Data segment -
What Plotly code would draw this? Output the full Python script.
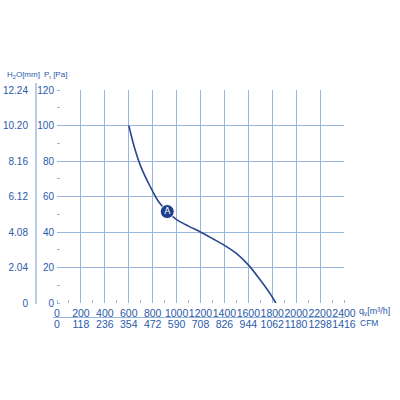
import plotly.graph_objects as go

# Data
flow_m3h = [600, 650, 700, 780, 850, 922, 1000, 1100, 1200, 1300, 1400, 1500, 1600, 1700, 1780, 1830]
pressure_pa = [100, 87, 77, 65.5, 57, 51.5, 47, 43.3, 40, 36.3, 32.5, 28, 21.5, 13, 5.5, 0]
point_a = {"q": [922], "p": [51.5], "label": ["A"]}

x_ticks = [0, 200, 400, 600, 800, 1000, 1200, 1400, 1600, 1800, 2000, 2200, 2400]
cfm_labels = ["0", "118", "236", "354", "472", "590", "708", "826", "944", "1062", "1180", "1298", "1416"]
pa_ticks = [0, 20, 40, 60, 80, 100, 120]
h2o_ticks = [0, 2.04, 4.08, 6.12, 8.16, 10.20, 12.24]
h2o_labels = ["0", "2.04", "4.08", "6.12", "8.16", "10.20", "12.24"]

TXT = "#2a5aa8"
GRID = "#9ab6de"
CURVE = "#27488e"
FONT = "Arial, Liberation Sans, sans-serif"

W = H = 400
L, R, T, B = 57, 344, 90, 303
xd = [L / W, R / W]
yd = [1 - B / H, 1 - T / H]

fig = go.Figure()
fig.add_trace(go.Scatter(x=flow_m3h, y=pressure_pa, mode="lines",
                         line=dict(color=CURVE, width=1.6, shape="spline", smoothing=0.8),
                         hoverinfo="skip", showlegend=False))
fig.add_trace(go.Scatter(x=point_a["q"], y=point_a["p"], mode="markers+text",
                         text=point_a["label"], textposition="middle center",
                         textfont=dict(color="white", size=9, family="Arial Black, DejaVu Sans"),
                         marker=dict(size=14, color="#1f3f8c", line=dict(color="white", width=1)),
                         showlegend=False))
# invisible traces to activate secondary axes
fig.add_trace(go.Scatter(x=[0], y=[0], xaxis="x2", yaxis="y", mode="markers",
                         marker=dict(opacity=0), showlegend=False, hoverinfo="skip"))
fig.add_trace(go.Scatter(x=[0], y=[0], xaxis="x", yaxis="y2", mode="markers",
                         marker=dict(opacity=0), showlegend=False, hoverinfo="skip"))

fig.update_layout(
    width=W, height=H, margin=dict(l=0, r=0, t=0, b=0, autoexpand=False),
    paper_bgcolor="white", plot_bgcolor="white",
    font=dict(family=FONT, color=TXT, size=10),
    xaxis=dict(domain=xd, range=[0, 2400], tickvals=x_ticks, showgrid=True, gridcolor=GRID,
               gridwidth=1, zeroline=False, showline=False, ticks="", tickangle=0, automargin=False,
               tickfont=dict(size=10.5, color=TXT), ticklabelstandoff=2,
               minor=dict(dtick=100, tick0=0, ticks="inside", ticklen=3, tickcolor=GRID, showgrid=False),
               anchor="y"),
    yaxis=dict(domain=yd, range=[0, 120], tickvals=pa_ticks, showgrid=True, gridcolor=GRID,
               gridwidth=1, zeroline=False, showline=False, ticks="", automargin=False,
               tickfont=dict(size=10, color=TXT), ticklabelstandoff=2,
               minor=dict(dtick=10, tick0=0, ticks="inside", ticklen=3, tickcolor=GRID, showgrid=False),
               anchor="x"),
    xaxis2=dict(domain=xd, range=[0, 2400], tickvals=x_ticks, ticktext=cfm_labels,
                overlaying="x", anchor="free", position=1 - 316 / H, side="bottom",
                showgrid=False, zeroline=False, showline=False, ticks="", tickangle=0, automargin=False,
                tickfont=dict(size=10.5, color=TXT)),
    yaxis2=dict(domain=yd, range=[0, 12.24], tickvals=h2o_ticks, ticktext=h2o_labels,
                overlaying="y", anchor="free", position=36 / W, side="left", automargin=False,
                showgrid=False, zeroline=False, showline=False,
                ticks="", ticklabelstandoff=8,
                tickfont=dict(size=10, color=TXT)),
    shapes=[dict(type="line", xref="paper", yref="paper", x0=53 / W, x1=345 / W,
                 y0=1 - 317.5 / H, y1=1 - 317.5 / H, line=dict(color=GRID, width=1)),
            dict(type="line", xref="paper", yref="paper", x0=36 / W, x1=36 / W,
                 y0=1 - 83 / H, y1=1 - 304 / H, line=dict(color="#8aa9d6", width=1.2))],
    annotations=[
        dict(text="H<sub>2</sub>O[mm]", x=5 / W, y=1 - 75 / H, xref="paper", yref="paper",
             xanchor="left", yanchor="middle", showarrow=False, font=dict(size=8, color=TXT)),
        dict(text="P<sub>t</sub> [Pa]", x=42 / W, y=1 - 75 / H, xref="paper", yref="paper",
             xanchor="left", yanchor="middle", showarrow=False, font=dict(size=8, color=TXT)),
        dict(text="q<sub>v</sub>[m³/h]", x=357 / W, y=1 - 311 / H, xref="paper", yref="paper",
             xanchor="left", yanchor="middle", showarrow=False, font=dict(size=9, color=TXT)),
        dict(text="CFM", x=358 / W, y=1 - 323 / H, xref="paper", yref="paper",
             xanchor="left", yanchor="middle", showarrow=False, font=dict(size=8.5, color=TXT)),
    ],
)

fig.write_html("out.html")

Task prompt -
Write out the full listing verbatim, excluding its pictures.

Full output -
What Plotly code would draw this? Output the full Python script.
import plotly.graph_objects as go

# Data
flow_m3h = [600, 650, 700, 780, 850, 922, 1000, 1100, 1200, 1300, 1400, 1500, 1600, 1700, 1780, 1830]
pressure_pa = [100, 87, 77, 65.5, 57, 51.5, 47, 43.3, 40, 36.3, 32.5, 28, 21.5, 13, 5.5, 0]
point_a = {"q": [922], "p": [51.5], "label": ["A"]}

x_ticks = [0, 200, 400, 600, 800, 1000, 1200, 1400, 1600, 1800, 2000, 2200, 2400]
cfm_labels = ["0", "118", "236", "354", "472", "590", "708", "826", "944", "1062", "1180", "1298", "1416"]
pa_ticks = [0, 20, 40, 60, 80, 100, 120]
h2o_ticks = [0, 2.04, 4.08, 6.12, 8.16, 10.20, 12.24]
h2o_labels = ["0", "2.04", "4.08", "6.12", "8.16", "10.20", "12.24"]

TXT = "#2a5aa8"
GRID = "#9ab6de"
CURVE = "#27488e"
FONT = "Arial, Liberation Sans, sans-serif"

W = H = 400
L, R, T, B = 57, 344, 90, 303
xd = [L / W, R / W]
yd = [1 - B / H, 1 - T / H]

fig = go.Figure()
fig.add_trace(go.Scatter(x=flow_m3h, y=pressure_pa, mode="lines",
                         line=dict(color=CURVE, width=1.6, shape="spline", smoothing=0.8),
                         hoverinfo="skip", showlegend=False))
fig.add_trace(go.Scatter(x=point_a["q"], y=point_a["p"], mode="markers+text",
                         text=point_a["label"], textposition="middle center",
                         textfont=dict(color="white", size=9, family="Arial Black, DejaVu Sans"),
                         marker=dict(size=14, color="#1f3f8c", line=dict(color="white", width=1)),
                         showlegend=False))
# invisible traces to activate secondary axes
fig.add_trace(go.Scatter(x=[0], y=[0], xaxis="x2", yaxis="y", mode="markers",
                         marker=dict(opacity=0), showlegend=False, hoverinfo="skip"))
fig.add_trace(go.Scatter(x=[0], y=[0], xaxis="x", yaxis="y2", mode="markers",
                         marker=dict(opacity=0), showlegend=False, hoverinfo="skip"))

fig.update_layout(
    width=W, height=H, margin=dict(l=0, r=0, t=0, b=0, autoexpand=False),
    paper_bgcolor="white", plot_bgcolor="white",
    font=dict(family=FONT, color=TXT, size=10),
    xaxis=dict(domain=xd, range=[0, 2400], tickvals=x_ticks, showgrid=True, gridcolor=GRID,
               gridwidth=1, zeroline=False, showline=False, ticks="", tickangle=0, automargin=False,
               tickfont=dict(size=10.5, color=TXT), ticklabelstandoff=2,
               minor=dict(dtick=100, tick0=0, ticks="inside", ticklen=3, tickcolor=GRID, showgrid=False),
               anchor="y"),
    yaxis=dict(domain=yd, range=[0, 120], tickvals=pa_ticks, showgrid=True, gridcolor=GRID,
               gridwidth=1, zeroline=False, showline=False, ticks="", automargin=False,
               tickfont=dict(size=10, color=TXT), ticklabelstandoff=2,
               minor=dict(dtick=10, tick0=0, ticks="inside", ticklen=3, tickcolor=GRID, showgrid=False),
               anchor="x"),
    xaxis2=dict(domain=xd, range=[0, 2400], tickvals=x_ticks, ticktext=cfm_labels,
                overlaying="x", anchor="free", position=1 - 316 / H, side="bottom",
                showgrid=False, zeroline=False, showline=False, ticks="", tickangle=0, automargin=False,
                tickfont=dict(size=10.5, color=TXT)),
    yaxis2=dict(domain=yd, range=[0, 12.24], tickvals=h2o_ticks, ticktext=h2o_labels,
                overlaying="y", anchor="free", position=36 / W, side="left", automargin=False,
                showgrid=False, zeroline=False, showline=False,
                ticks="", ticklabelstandoff=8,
                tickfont=dict(size=10, color=TXT)),
    shapes=[dict(type="line", xref="paper", yref="paper", x0=53 / W, x1=345 / W,
                 y0=1 - 317.5 / H, y1=1 - 317.5 / H, line=dict(color=GRID, width=1)),
            dict(type="line", xref="paper", yref="paper", x0=36 / W, x1=36 / W,
                 y0=1 - 83 / H, y1=1 - 304 / H, line=dict(color="#8aa9d6", width=1.2))],
    annotations=[
        dict(text="H<sub>2</sub>O[mm]", x=5 / W, y=1 - 75 / H, xref="paper", yref="paper",
             xanchor="left", yanchor="middle", showarrow=False, font=dict(size=8, color=TXT)),
        dict(text="P<sub>t</sub> [Pa]", x=42 / W, y=1 - 75 / H, xref="paper", yref="paper",
             xanchor="left", yanchor="middle", showarrow=False, font=dict(size=8, color=TXT)),
        dict(text="q<sub>v</sub>[m³/h]", x=357 / W, y=1 - 311 / H, xref="paper", yref="paper",
             xanchor="left", yanchor="middle", showarrow=False, font=dict(size=9, color=TXT)),
        dict(text="CFM", x=358 / W, y=1 - 323 / H, xref="paper", yref="paper",
             xanchor="left", yanchor="middle", showarrow=False, font=dict(size=8.5, color=TXT)),
    ],
)

fig.write_html("out.html")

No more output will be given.